Some, after all, have suggested that to be hopeful about climate change and all it portends for the future, is to be naïve, delusional—and, worst of all, dangerous. They argue that hope invokes a passive orientation to the future, a tepid wishful thinking epitomized by the words: “I hope things get better.”
Others say that to be hopeful about climate change means to be willfully blind to the severity and complexity of the threat—and the added obstacles created by an Administration that puts fossil fuel profits above protection of people and the planet.
But we passionately and respectfully disagree with this view of hope: a powerful human capacity as old as human history, and one that has often served as a driving, buoying, effective force for positive change.
The Power of Hope
Far from something that reflects weakness, hope reflects a profound strength of character. Far from rooted in denial, hope is rooted in looking squarely at the challenges in front of us. Far from dangerous, hope orients us toward solutions. Far from passive, hope focuses on possibility and action.
Vaclav Havel, the late Czech writer and dissident whose writings helped bring down Communism and swept him into political power, identified these two important elements of hope:
- “Hope is a state of mind, not of the world.”
- “Hope is not the conviction that something will turn out well, but the certainty that something makes sense, regardless of how it turns out.”
We don’t find cause for hope “out there,” in other words, but in ourselves.

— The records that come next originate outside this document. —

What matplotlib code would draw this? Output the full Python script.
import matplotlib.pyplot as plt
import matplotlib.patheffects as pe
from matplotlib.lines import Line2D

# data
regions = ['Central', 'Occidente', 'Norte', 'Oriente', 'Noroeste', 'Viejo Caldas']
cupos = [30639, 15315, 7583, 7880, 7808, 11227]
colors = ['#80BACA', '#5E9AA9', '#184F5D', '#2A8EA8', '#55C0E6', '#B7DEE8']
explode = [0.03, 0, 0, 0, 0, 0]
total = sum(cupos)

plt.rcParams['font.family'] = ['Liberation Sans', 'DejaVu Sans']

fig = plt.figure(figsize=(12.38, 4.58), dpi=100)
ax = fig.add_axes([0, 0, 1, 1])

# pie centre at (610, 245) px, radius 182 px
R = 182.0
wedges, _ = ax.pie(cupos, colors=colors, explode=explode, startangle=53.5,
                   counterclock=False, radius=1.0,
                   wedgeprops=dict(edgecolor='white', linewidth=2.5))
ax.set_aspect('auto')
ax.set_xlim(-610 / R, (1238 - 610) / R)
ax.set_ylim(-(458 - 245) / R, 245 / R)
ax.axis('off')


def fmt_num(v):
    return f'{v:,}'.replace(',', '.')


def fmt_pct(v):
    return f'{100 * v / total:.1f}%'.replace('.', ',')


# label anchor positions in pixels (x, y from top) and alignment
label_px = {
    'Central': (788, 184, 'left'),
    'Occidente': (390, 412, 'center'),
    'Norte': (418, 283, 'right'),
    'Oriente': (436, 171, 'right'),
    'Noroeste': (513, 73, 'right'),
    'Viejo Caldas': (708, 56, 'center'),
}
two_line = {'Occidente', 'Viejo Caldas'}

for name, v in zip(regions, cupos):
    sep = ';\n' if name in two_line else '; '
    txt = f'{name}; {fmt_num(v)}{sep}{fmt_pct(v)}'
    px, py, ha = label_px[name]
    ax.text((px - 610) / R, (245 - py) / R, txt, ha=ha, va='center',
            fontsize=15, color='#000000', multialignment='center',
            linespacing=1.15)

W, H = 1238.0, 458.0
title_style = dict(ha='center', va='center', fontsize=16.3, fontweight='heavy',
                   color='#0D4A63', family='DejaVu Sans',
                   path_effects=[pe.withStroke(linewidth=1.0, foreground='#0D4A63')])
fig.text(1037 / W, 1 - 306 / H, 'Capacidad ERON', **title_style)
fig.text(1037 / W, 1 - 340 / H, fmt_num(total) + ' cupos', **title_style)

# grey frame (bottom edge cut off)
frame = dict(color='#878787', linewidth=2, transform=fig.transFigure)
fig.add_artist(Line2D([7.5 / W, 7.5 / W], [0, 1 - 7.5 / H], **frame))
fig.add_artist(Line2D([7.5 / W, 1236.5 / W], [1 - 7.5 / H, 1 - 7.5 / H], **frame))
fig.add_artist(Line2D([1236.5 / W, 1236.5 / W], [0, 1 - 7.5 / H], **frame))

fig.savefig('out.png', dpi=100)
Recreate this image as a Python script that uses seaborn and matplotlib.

To be hopeful does not mean to feel optimistic or positive about the direction things are going—or, in this case, about the U.S. government’s efforts to address clean air and climate change.
It means we know what is right and we are willing to work in that direction, no matter what. It is an orientation to stay focused on what is needed to meet the challenges in front of us, and the ultimate rejection of despair.
Is it the right thing to do?
I once had the chance to meet the poet and farmer Wendell Berry, who was participating in a sit-in of the Kentucky Governor’s Office to oppose mountaintop-removal coal mining. He entered the room with a toothbrush in his suit jacket pocket in the event the group was arrested and had to spend the night in jail.
Knowing how deeply invested Kentucky was in coal mining, I found myself dubious about the impact this group of protestors, headlined by Berry, could have.
“Do you really think this will work?” I asked him.
“I don’t know if it will work or not,” Berry said, adding that I was asking the wrong question. People should not allow the likelihood of success to determine whether they make the effort to take action, he said. The right question is always: “Is it the right thing to do?”
That is hope in action: never losing sight of what you know is right and acting on it—no matter what others, even those more powerful than you, are doing on issues you care about.
Why children need hope—and need us to hope:
Our children need and deserve to have hope in the future; and they need us to share in that hope.
This, of course, is not easy. We live in a time in which we are bombarded with negative, frightening, and destructive developments. We are witness to so many actions that are mind-bogglingly lacking in human decency, justice, and compassion. (Just imagine explaining to anyone a generation from now why our government willfully turned away from climate action, despite abundant evidence of the threat.)
But we must never underestimate the power and passion of a parent. We would move heaven and Earth for our children. We can find it in us to stay focused on what is right, no matter what is happening in the world.
What to expect:
In the coming months, we will tell stories here about people who inspire us with hope. We will offer strategies, ideas, and resources for teaching and modeling hope at home. We will report on the good news about climate change. We will share excerpts from inspiring writers and suggestions for hopeful actions.
Hope: For people who care about children and climate change, it’s in short supply these days. But what better place to foster a conversation about the necessity of hope—and the great good that could bring, to our children and in the world—than right now, right here, with you: a community of more than 1,000,000 strong moms—Moms Clean Air Force.